**Goal:** Copy the lines of the data below exactly, starting at the first and stopping after the line that contains "import plotly.graph_objects as go"; include no pictures.

**Data extract:**
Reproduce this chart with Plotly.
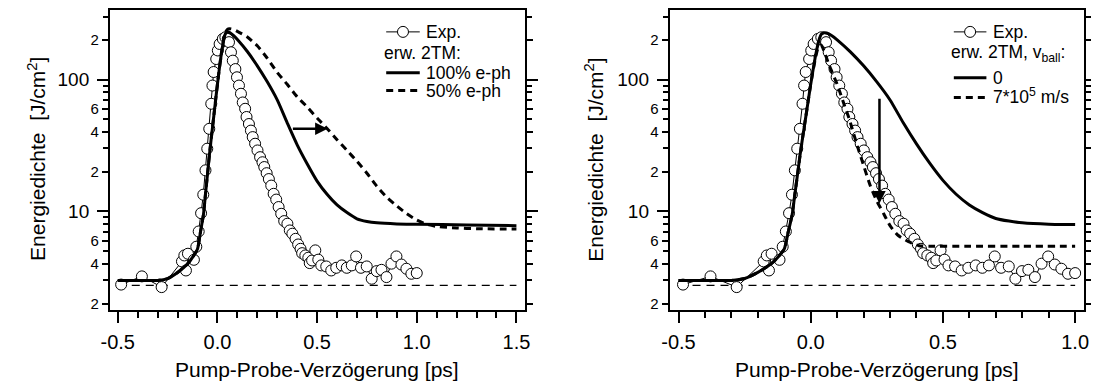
import numpy as np
import plotly.graph_objects as go

# ---------------- data ----------------
exp_delay = [-0.483, -0.379, -0.280, -0.178, -0.166, -0.158, -0.148, -0.118, -0.106, -0.094,
             -0.082, -0.071, -0.060, -0.051, -0.041, -0.031, -0.025, -0.019, -0.006, 0.002,
             0.011, 0.027, 0.040, 0.052, 0.058, 0.068, 0.077, 0.090, 0.098, 0.108,
             0.118, 0.127, 0.139, 0.146, 0.158, 0.168, 0.177, 0.189, 0.201, 0.214,
             0.226, 0.235, 0.247, 0.258, 0.270, 0.282, 0.295, 0.307, 0.320, 0.335,
             0.351, 0.363, 0.376, 0.392, 0.405, 0.417, 0.425, 0.441, 0.456, 0.463,
             0.475, 0.491, 0.506, 0.521, 0.546, 0.571, 0.596, 0.624, 0.649, 0.674,
             0.696, 0.720, 0.749, 0.774, 0.799, 0.823, 0.848, 0.873, 0.898, 0.923,
             0.948, 0.973, 1.000]
exp_energy = [2.79, 3.22, 2.67, 4.18, 4.64, 3.57, 4.78, 4.30, 5.40, 7.05,
              9.7, 13.4, 20.5, 29.9, 42.3, 65.5, 90, 114, 143, 166,
              186, 203, 209, 203, 192, 161, 139, 120, 104, 90,
              78, 67, 60, 52, 46, 41, 36.6, 32.6, 29, 25.8,
              23.6, 21.7, 19.5, 17.6, 15.7, 13.6, 12.3, 10.8, 9.6, 8.45,
              8.07, 7.18, 6.78, 6.2, 5.62, 5.21, 4.83, 4.64, 4.46, 4.06,
              4.25, 5.07, 4.31, 3.9, 3.83, 3.57, 3.74, 3.9, 3.74, 3.9,
              4.56, 3.74, 3.83, 3.09, 3.53, 3.61, 3.18, 4.02, 4.56, 3.96,
              3.68, 3.37, 3.41]

# left panel: erw. 2TM, 100 % e-ph
eph100_delay = [-0.5, -0.4, -0.3, -0.25, -0.2, -0.15, -0.12, -0.1, -0.085, -0.07,
                -0.06, -0.05, -0.04, -0.03, -0.02, -0.01, 0.0, 0.01, 0.02, 0.03,
                0.04, 0.05, 0.06, 0.08, 0.1, 0.15, 0.2, 0.25, 0.3, 0.35,
                0.4, 0.45, 0.5, 0.55, 0.6, 0.65, 0.7, 0.75, 0.8, 0.9,
                1.0, 1.25, 1.5]
eph100_energy = [3.0, 3.0, 3.0, 3.1, 3.45, 4.0, 4.6, 5.2, 7.0, 9.5,
                 13.5, 19, 27, 37, 50, 68, 92, 122, 158, 195,
                 222, 230, 228, 216, 201, 163, 127, 96, 70, 47,
                 32, 23, 17, 13.5, 11.2, 9.8, 8.8, 8.4, 8.2, 8.05,
                 8.0, 7.9, 7.8]

# left panel: erw. 2TM, 50 % e-ph
eph50_delay = [-0.5, -0.4, -0.3, -0.25, -0.2, -0.15, -0.12, -0.1, -0.085, -0.07,
               -0.06, -0.05, -0.04, -0.03, -0.02, -0.01, 0.0, 0.01, 0.02, 0.03,
               0.04, 0.05, 0.06, 0.08, 0.1, 0.15, 0.2, 0.25, 0.3, 0.35,
               0.4, 0.45, 0.5, 0.55, 0.6, 0.65, 0.7, 0.75, 0.8, 0.85,
               0.9, 0.95, 1.0, 1.05, 1.1, 1.2, 1.3, 1.5]
eph50_energy = [3.0, 3.0, 3.0, 3.1, 3.45, 4.0, 4.6, 5.2, 7.0, 9.5,
                13.5, 19, 27, 37, 50, 68, 92, 122, 158, 195,
                228, 240, 243, 240, 232, 210, 180, 145, 113, 92,
                74, 62, 51, 42.5, 35, 29, 24, 19.5, 15.5, 12.8,
                11.0, 9.6, 8.6, 8.0, 7.7, 7.5, 7.4, 7.35]

# right panel: erw. 2TM, v_ball = 0
vb0_delay = [-0.5, -0.4, -0.3, -0.25, -0.2, -0.15, -0.12, -0.1, -0.085, -0.07,
             -0.06, -0.05, -0.04, -0.03, -0.02, -0.01, 0.0, 0.01, 0.02, 0.03,
             0.04, 0.05, 0.06, 0.08, 0.1, 0.15, 0.2, 0.25, 0.3, 0.35,
             0.4, 0.45, 0.5, 0.55, 0.6, 0.65, 0.7, 0.75, 0.8, 0.9, 1.0]
vb0_energy = [3.0, 3.0, 3.0, 3.1, 3.45, 4.0, 4.6, 5.2, 7.0, 9.5,
              13.5, 19, 27, 37, 50, 68, 92, 122, 158, 195,
              220, 226, 225, 215, 200, 162, 127, 96, 70, 47,
              32.5, 23.2, 17.2, 13.5, 11.2, 9.8, 8.85, 8.45, 8.2, 8.0, 7.95]

# right panel: erw. 2TM, v_ball = 7*10^5 m/s
vb7_delay = [-0.5, -0.4, -0.3, -0.25, -0.2, -0.15, -0.12, -0.1, -0.085, -0.07,
             -0.06, -0.05, -0.04, -0.03, -0.02, -0.01, 0.0, 0.01, 0.02, 0.03,
             0.04, 0.05, 0.07, 0.1, 0.127, 0.146, 0.177, 0.195, 0.226, 0.25,
             0.276, 0.3, 0.33, 0.37, 0.41, 0.45, 0.6, 0.8, 1.0]
vb7_energy = [3.0, 3.0, 3.0, 3.1, 3.45, 4.0, 4.6, 5.2, 7.0, 9.5,
              13.5, 19, 27, 37, 50, 68, 92, 120, 152, 178,
              182, 165, 128, 92, 64, 50, 31, 24, 15.5, 12.0,
              9.6, 7.8, 6.6, 5.9, 5.5, 5.45, 5.45, 5.45, 5.45]

# dashed reference (background) level
base_left_delay = [-0.5, 1.5]
base_right_delay = [-0.5, 1.0]
base_level = [2.75, 2.75]

# arrows: (tail delay, tail energy) -> (tip delay, tip energy)
arrow_left = dict(x0=0.371, y0=42.4, x1=0.553, y1=42.4)
arrow_right = dict(x0=0.26, y0=73.5, x1=0.26, y1=11.5)

# axis ticks
x_left_ticks = [-0.5, 0.0, 0.5, 1.0, 1.5]
x_left_text = ["-0.5", "0.0", "0.5", "1.0", "1.5"]
x_right_ticks = [-0.5, 0.0, 0.5, 1.0]
x_right_text = ["-0.5", "0.0", "0.5", "1.0"]
y_decade_ticks = [10, 100]
y_small_ticks = [2, 4, 6, 20, 40, 60, 200]
y_small_text = ["2", "4", "6", "2", "4", "6", "2"]
y_minor_ticks = [3, 5, 7, 8, 9, 30, 50, 70, 80, 90, 300]

# ---------------- layout helpers ----------------
# page has an 8px body margin, so the figure itself is 8px smaller
OFF = 8
W, H = 1099 - OFF, 385 - OFF
FONT = "Liberation Sans, Arial, Helvetica, sans-serif"


def px(x):
    return (x - OFF) / W


def py(y):
    return 1 - (y - OFF) / H


YDOM = [py(311), min(1.0, py(8.6))]
YRANGE = [0.25, 2.53]

fig = go.Figure()

exp_style = dict(mode="lines+markers",
                 line=dict(color="black", width=1),
                 marker=dict(symbol="circle", size=11, color="white",
                             line=dict(color="black", width=1)),
                 showlegend=False, hoverinfo="skip")
solid = dict(color="black", width=3)
dashed = dict(color="black", width=3, dash="7px,5px")
thin_dash = dict(color="black", width=1.3, dash="8px,6px")

# left panel
fig.add_trace(go.Scatter(x=base_left_delay, y=base_level, mode="lines", line=thin_dash,
                         showlegend=False, xaxis="x", yaxis="y"))
fig.add_trace(go.Scatter(x=exp_delay, y=exp_energy, xaxis="x", yaxis="y", **exp_style))
fig.add_trace(go.Scatter(x=eph50_delay, y=eph50_energy, mode="lines", line=dict(dashed, shape="spline", smoothing=0.6),
                         showlegend=False, xaxis="x", yaxis="y"))
fig.add_trace(go.Scatter(x=eph100_delay, y=eph100_energy, mode="lines", line=dict(solid, shape="spline", smoothing=0.6),
                         showlegend=False, xaxis="x", yaxis="y"))

# right panel
fig.add_trace(go.Scatter(x=base_right_delay, y=base_level, mode="lines", line=thin_dash,
                         showlegend=False, xaxis="x2", yaxis="y2"))
fig.add_trace(go.Scatter(x=exp_delay, y=exp_energy, xaxis="x2", yaxis="y2", **exp_style))
fig.add_trace(go.Scatter(x=vb7_delay, y=vb7_energy, mode="lines", line=dict(dashed, shape="spline", smoothing=0.6),
                         showlegend=False, xaxis="x2", yaxis="y2"))
fig.add_trace(go.Scatter(x=vb0_delay, y=vb0_energy, mode="lines", line=dict(solid, shape="spline", smoothing=0.6),
                         showlegend=False, xaxis="x2", yaxis="y2"))


def xaxis(domain, rng, ticks, text, anchor):
    return dict(domain=domain, range=rng, anchor=anchor,
                tickmode="array", tickvals=ticks, ticktext=text,
                ticks="outside", ticklen=11, tickwidth=1.5, tickcolor="black",
                minor=dict(dtick=0.1, tick0=0, ticks="outside", ticklen=6, tickwidth=1.5, tickcolor="black"),
                showline=True, linecolor="black", linewidth=1.5, mirror=True,
                showgrid=False, zeroline=False,
                tickfont=dict(family=FONT, size=20, color="black"),
                ticklabelstandoff=2)


def yaxis_main(anchor):
    return dict(domain=YDOM, type="log", range=YRANGE, anchor=anchor,
                tickmode="array", tickvals=y_decade_ticks, ticktext=["10", "100"],
                ticks="outside", ticklen=11, tickwidth=1.5, tickcolor="black",
                showline=True, linecolor="black", linewidth=1.5, mirror="ticks",
                showgrid=False, zeroline=False,
                tickfont=dict(family=FONT, size=19, color="black"),
                ticklabelstandoff=4)


def yaxis_small(overlay, anchor):
    return dict(overlaying=overlay, type="log", range=YRANGE, anchor=anchor, side="left",
                tickmode="array", tickvals=y_small_ticks, ticktext=y_small_text,
                ticks="outside", ticklen=7, tickwidth=1.5, tickcolor="black",
                minor=dict(tickmode="array", tickvals=y_minor_ticks, ticks="outside",
                           ticklen=6, tickwidth=1.5, tickcolor="black"),
                showline=False, mirror="ticks",
                showgrid=False, zeroline=False,
                tickfont=dict(family=FONT, size=15, color="black"),
                ticklabelstandoff=0)


fig.update_layout(
    width=W, height=H,
    margin=dict(l=0, r=0, t=0, b=0),
    paper_bgcolor="white", plot_bgcolor="white",
    font=dict(family=FONT, color="black"),
    showlegend=False,
    xaxis=xaxis([px(102), px(523)], [-0.54, 1.545], x_left_ticks, x_left_text, "y"),
    xaxis2=xaxis([px(669), px(1089)], [-0.534, 1.034], x_right_ticks, x_right_text, "y2"),
    yaxis=yaxis_main("x"),
    yaxis2=yaxis_main("x2"),
    yaxis3=yaxis_small("y", "x"),
    yaxis4=yaxis_small("y2", "x2"),
)

# invisible traces to keep overlay axes alive
fig.add_trace(go.Scatter(x=[None], y=[None], xaxis="x", yaxis="y3", showlegend=False))
fig.add_trace(go.Scatter(x=[None], y=[None], xaxis="x2", yaxis="y4", showlegend=False))

ann = []
shapes = []

# axis titles
for xc in [28, 593]:
    ann.append(dict(text="Energiedichte&nbsp; [J/cm<sup>2</sup>]", x=px(xc), y=py(159), xref="paper", yref="paper",
                    textangle=-90, showarrow=False, xanchor="center", yanchor="middle",
                    font=dict(family=FONT, size=21, color="black")))
for xc in [312, 879]:
    ann.append(dict(text="Pump-Probe-Verzögerung [ps]", x=px(xc), y=py(370), xref="paper", yref="paper",
                    showarrow=False, xanchor="center", yanchor="middle",
                    font=dict(family=FONT, size=21, color="black")))

# legends
LF = dict(family=FONT, size=17.5, color="black")


def legend(x_line0, x_line1, x_text, x_head, rows):
    for kind, yv, ytxt, txt in rows:
        if kind == "header":
            ann.append(dict(text=txt, x=px(x_head), y=py(ytxt), xref="paper", yref="paper", showarrow=False,
                            xanchor="left", yanchor="middle", font=LF, borderpad=0))
            continue
        ann.append(dict(text=txt, x=px(x_text), y=py(ytxt), xref="paper", yref="paper", showarrow=False,
                        xanchor="left", yanchor="middle", font=LF, borderpad=0))
        if kind == "exp":
            shapes.append(dict(type="line", xref="paper", yref="paper", x0=px(x_line0), x1=px(x_line1),
                               y0=py(yv), y1=py(yv), line=dict(color="black", width=1)))
            xc = (x_line0 + x_line1) / 2
            shapes.append(dict(type="circle", xref="paper", yref="paper", xsizemode="pixel", ysizemode="pixel",
                               xanchor=px(xc), yanchor=py(yv), x0=-5.5, x1=5.5, y0=-5.5, y1=5.5,
                               fillcolor="white", line=dict(color="black", width=1)))
        elif kind == "solid":
            shapes.append(dict(type="line", xref="paper", yref="paper", x0=px(x_line0), x1=px(x_line1),
                               y0=py(yv), y1=py(yv), line=solid))
        elif kind == "dash":
            shapes.append(dict(type="line", xref="paper", yref="paper", x0=px(x_line0), x1=px(x_line1),
                               y0=py(yv), y1=py(yv), line=dict(color="black", width=3, dash="7px,5px")))


legend(382, 416, 421, 379, [("exp", 31, 31, "Exp."), ("header", 52, 52, "erw. 2TM:"),
                            ("solid", 72, 72, "100% e-ph"), ("dash", 90, 90, "50% e-ph")])
legend(957, 990, 996, 953, [("exp", 31, 31, "Exp."), ("header", 53, 53, "erw. 2TM, v<sub>ball</sub>:"),
                            ("solid", 77, 77, "0"), ("dash", 97, 95, "7*10<sup>5</sup> m/s")])

# arrows
for a, xr, yr in [(arrow_left, "x", "y"), (arrow_right, "x2", "y2")]:
    ann.append(dict(text="", x=a["x1"], y=np.log10(a["y1"]), ax=a["x0"], ay=np.log10(a["y0"]),
                    xref=xr, yref=yr, axref=xr, ayref=yr, showarrow=True,
                    arrowhead=2, arrowsize=1.0, arrowwidth=2.5, arrowcolor="black", standoff=0))

fig.update_layout(annotations=ann, shapes=shapes)
fig.write_html("out.html")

**Task answer:**
Reproduce this chart with Plotly.
import numpy as np
import plotly.graph_objects as go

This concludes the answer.